-- THE DATA --
··········

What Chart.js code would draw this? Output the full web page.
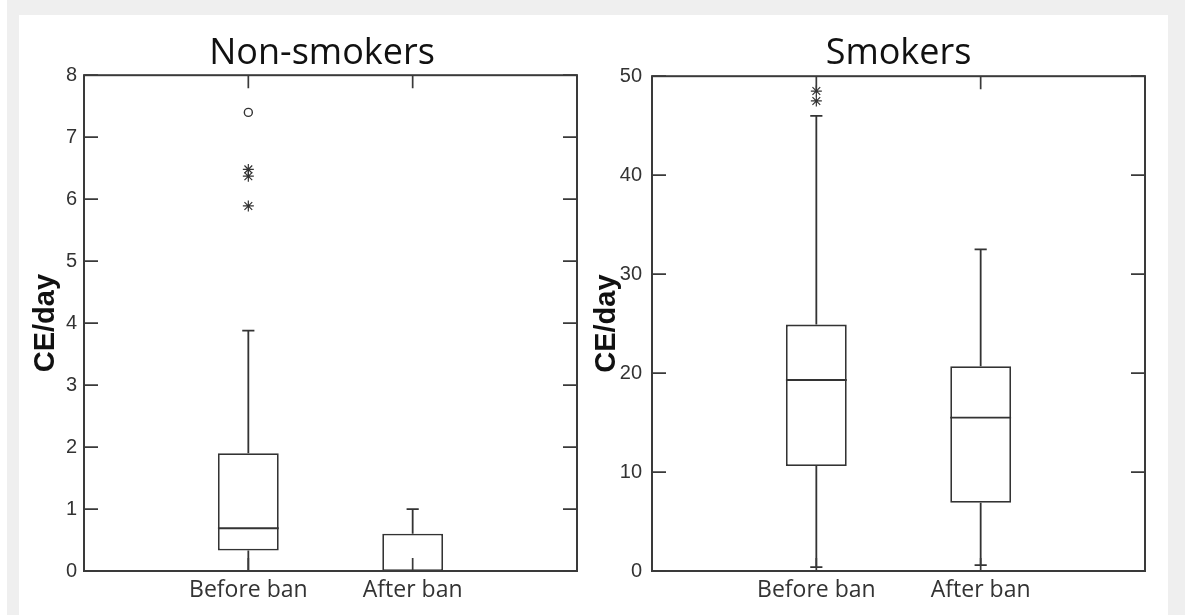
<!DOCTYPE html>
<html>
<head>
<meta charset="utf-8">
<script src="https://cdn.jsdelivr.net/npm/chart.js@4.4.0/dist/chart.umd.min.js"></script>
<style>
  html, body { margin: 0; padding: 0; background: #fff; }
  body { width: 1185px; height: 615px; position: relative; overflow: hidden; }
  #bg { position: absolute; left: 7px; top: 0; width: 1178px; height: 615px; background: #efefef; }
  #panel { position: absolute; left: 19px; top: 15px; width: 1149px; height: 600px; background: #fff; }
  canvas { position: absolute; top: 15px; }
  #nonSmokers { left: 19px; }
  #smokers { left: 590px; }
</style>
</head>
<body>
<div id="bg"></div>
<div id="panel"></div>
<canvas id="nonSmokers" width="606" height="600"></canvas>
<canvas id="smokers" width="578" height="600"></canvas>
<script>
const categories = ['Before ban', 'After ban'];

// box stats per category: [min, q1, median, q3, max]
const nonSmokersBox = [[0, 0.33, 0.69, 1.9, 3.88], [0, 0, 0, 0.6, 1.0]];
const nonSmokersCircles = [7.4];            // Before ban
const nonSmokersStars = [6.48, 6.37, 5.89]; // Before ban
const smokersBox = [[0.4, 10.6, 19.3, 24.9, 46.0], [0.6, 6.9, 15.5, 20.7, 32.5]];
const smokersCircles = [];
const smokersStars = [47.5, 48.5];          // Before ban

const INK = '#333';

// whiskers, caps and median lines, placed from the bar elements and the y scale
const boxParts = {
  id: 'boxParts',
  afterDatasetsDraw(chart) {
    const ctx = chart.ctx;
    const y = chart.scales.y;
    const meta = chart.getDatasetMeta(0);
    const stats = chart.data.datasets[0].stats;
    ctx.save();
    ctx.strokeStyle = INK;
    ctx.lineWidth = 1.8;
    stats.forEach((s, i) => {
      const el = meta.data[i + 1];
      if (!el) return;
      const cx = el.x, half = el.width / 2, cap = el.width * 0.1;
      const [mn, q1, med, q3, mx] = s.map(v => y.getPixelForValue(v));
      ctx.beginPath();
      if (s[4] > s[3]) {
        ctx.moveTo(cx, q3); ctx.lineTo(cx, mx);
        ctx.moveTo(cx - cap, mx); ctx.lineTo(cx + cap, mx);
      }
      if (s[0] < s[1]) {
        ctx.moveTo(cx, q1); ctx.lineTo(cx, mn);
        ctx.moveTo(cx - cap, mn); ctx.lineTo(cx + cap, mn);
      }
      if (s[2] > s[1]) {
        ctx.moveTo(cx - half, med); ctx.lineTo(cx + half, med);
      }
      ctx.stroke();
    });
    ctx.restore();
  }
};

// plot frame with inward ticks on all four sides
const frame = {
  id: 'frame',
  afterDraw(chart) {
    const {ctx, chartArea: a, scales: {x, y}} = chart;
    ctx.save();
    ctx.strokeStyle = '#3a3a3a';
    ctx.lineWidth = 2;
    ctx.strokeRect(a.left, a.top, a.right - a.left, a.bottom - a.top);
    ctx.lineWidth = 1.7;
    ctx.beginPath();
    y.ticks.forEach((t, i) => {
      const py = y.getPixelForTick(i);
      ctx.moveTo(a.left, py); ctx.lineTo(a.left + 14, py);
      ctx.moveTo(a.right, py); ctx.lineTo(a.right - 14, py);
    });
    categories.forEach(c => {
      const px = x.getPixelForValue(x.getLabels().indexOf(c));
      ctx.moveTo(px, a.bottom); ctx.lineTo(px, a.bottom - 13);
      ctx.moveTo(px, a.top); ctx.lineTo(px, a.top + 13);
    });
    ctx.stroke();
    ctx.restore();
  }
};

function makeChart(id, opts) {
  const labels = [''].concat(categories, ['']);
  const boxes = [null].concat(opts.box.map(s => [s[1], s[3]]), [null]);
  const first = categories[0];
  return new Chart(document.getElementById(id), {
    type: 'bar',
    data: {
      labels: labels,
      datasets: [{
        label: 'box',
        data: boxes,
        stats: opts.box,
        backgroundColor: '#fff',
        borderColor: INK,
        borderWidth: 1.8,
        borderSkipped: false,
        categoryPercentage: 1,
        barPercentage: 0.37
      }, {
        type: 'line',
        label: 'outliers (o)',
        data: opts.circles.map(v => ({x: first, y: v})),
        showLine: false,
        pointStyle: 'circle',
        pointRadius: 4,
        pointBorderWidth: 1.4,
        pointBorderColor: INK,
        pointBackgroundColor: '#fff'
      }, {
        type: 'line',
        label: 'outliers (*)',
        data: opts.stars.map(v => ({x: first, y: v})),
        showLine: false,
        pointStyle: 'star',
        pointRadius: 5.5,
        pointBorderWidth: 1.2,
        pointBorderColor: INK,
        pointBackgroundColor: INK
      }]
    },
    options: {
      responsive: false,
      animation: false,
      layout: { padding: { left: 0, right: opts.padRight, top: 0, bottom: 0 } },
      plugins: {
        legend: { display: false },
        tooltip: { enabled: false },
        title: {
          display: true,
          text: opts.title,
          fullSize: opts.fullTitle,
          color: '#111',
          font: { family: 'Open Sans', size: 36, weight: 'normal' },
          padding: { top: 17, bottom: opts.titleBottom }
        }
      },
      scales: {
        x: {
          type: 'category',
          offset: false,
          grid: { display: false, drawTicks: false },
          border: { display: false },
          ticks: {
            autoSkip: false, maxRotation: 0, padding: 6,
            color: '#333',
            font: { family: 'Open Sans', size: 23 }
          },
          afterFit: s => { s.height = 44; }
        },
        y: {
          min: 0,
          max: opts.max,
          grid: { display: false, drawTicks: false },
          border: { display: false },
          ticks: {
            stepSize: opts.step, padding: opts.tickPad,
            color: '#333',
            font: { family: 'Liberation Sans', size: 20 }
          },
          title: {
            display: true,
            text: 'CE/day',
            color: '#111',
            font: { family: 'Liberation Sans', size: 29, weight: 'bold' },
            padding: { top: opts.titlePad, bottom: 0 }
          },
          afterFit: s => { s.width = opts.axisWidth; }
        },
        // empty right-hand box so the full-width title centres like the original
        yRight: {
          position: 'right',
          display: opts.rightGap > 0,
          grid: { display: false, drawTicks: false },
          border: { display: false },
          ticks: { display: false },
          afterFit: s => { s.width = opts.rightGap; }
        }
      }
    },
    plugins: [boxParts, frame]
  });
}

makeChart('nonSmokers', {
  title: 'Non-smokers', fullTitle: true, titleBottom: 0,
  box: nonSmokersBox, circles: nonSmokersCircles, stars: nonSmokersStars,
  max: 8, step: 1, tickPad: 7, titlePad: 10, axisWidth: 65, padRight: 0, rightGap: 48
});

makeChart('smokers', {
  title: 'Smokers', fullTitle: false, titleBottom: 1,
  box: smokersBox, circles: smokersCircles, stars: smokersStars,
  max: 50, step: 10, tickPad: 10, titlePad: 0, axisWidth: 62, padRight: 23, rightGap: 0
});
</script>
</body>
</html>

··········

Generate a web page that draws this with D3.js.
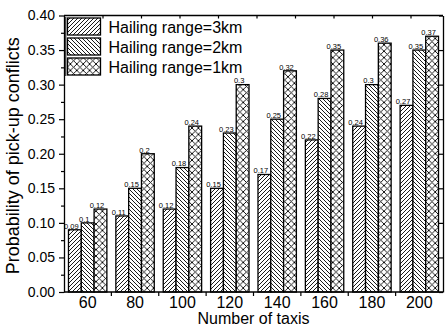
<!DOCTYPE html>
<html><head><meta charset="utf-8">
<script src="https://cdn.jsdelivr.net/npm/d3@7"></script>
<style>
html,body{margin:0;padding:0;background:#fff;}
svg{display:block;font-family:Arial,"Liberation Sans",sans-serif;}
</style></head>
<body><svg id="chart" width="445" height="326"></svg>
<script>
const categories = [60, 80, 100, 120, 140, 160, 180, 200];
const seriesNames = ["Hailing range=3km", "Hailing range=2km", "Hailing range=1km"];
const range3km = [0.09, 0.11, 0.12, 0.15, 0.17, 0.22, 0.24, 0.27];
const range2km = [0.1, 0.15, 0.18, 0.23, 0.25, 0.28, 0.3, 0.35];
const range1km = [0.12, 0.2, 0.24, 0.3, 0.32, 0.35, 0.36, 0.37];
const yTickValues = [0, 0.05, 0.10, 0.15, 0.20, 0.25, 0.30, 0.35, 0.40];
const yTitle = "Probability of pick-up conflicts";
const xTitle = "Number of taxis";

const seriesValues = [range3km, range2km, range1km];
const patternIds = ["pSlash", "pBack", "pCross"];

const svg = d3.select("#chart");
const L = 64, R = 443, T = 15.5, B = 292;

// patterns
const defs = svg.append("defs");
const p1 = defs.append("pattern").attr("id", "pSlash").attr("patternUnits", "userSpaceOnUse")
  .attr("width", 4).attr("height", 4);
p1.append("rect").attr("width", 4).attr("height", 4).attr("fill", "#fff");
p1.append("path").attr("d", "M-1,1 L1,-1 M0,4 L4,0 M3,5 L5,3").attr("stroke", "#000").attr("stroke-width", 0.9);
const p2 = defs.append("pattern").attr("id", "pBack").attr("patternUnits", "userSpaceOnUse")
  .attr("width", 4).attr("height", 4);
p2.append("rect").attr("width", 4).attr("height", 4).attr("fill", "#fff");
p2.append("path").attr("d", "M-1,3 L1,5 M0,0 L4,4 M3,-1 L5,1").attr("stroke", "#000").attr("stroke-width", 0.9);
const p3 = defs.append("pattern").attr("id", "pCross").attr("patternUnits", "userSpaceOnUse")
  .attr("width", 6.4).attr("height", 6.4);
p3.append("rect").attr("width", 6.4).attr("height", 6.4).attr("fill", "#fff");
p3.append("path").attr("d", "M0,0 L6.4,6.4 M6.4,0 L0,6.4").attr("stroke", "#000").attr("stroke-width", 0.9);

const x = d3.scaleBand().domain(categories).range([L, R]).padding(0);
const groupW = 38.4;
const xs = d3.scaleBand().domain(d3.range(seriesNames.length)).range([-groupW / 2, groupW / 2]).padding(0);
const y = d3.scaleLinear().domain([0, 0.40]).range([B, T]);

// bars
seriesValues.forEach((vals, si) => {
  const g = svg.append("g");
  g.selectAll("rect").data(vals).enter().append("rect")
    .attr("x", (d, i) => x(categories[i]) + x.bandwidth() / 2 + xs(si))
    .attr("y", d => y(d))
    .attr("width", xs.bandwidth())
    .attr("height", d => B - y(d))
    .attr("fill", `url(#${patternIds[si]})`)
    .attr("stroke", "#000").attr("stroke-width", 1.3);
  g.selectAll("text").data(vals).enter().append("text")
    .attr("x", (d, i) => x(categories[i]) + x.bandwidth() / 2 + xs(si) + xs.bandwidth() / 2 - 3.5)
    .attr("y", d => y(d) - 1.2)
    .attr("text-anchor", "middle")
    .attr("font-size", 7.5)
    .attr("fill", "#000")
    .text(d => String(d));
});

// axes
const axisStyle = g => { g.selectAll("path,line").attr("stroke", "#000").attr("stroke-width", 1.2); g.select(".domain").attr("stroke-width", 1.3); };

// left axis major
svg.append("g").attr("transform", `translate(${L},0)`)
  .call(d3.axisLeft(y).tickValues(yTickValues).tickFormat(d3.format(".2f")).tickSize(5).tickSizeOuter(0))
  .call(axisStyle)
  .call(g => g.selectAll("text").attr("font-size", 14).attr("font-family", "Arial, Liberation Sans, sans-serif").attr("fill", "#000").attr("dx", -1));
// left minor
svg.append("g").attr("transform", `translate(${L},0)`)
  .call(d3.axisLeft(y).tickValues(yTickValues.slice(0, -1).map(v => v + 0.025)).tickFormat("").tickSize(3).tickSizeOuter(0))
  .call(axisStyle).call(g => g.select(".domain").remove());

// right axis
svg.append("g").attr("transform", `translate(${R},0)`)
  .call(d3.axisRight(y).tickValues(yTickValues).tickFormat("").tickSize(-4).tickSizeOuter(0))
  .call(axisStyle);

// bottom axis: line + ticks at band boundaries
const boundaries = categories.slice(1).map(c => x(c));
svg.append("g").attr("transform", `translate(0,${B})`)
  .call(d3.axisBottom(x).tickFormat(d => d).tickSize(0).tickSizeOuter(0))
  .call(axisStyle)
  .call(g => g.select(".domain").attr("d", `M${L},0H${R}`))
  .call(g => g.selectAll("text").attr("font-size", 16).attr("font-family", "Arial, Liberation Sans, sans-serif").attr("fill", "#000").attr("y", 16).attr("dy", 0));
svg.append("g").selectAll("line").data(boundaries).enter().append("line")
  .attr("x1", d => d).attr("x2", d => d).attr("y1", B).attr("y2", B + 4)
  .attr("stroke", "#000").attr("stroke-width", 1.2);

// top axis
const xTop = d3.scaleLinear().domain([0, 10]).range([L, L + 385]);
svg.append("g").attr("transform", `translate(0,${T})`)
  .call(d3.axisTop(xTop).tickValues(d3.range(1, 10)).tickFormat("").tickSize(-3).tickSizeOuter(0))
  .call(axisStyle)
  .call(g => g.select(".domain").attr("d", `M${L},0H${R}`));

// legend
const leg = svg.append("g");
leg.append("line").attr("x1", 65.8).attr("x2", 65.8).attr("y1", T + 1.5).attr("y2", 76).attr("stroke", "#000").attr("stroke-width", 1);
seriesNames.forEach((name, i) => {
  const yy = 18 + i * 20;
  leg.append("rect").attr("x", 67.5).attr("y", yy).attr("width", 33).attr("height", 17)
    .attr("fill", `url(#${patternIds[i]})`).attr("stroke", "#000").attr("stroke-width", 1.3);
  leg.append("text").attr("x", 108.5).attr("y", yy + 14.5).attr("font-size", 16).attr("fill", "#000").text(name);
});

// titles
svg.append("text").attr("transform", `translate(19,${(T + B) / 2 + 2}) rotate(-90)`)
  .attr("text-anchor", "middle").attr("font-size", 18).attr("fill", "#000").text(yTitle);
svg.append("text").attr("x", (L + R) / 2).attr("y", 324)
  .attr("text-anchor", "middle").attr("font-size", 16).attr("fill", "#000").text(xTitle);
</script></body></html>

··········

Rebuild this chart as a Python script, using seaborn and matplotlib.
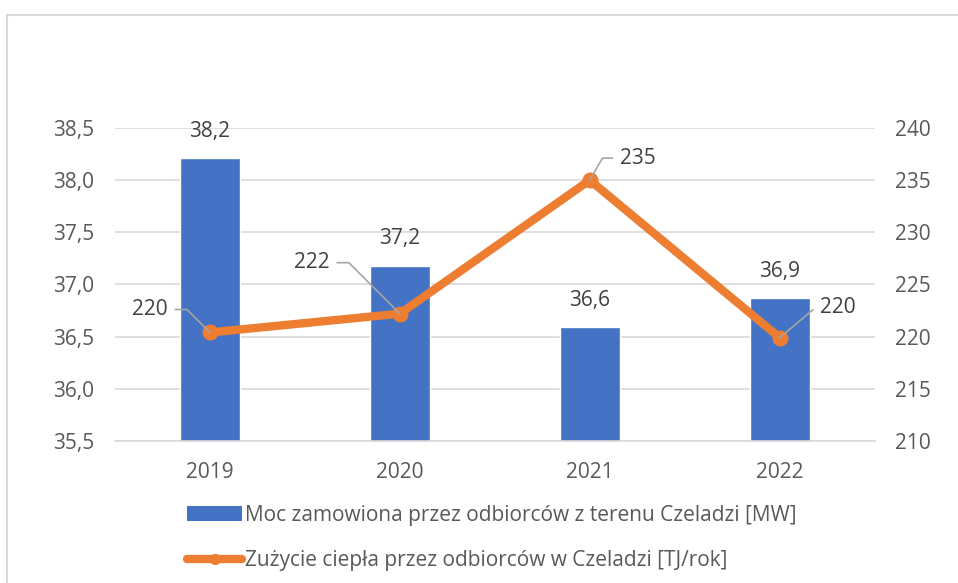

··········

Only the lines from the one with "What Chart.js code" down to the one with "const INK = '#333';" belong in your copy, both ends included; write them out exactly and skip any pictures.

-- TASK SOLUTION --
What Chart.js code would draw this? Output the full web page.
<!DOCTYPE html>
<html>
<head>
<meta charset="utf-8">
<script src="https://cdn.jsdelivr.net/npm/chart.js@4.4.0/dist/chart.umd.min.js"></script>
<style>
  html, body { margin: 0; padding: 0; background: #fff; }
  body { width: 1185px; height: 615px; position: relative; overflow: hidden; }
  #bg { position: absolute; left: 7px; top: 0; width: 1178px; height: 615px; background: #efefef; }
  #panel { position: absolute; left: 19px; top: 15px; width: 1149px; height: 600px; background: #fff; }
  canvas { position: absolute; top: 15px; }
  #nonSmokers { left: 19px; }
  #smokers { left: 590px; }
</style>
</head>
<body>
<div id="bg"></div>
<div id="panel"></div>
<canvas id="nonSmokers" width="606" height="600"></canvas>
<canvas id="smokers" width="578" height="600"></canvas>
<script>
const categories = ['Before ban', 'After ban'];

// box stats per category: [min, q1, median, q3, max]
const nonSmokersBox = [[0, 0.33, 0.69, 1.9, 3.88], [0, 0, 0, 0.6, 1.0]];
const nonSmokersCircles = [7.4];            // Before ban
const nonSmokersStars = [6.48, 6.37, 5.89]; // Before ban
const smokersBox = [[0.4, 10.6, 19.3, 24.9, 46.0], [0.6, 6.9, 15.5, 20.7, 32.5]];
const smokersCircles = [];
const smokersStars = [47.5, 48.5];          // Before ban

const INK = '#333';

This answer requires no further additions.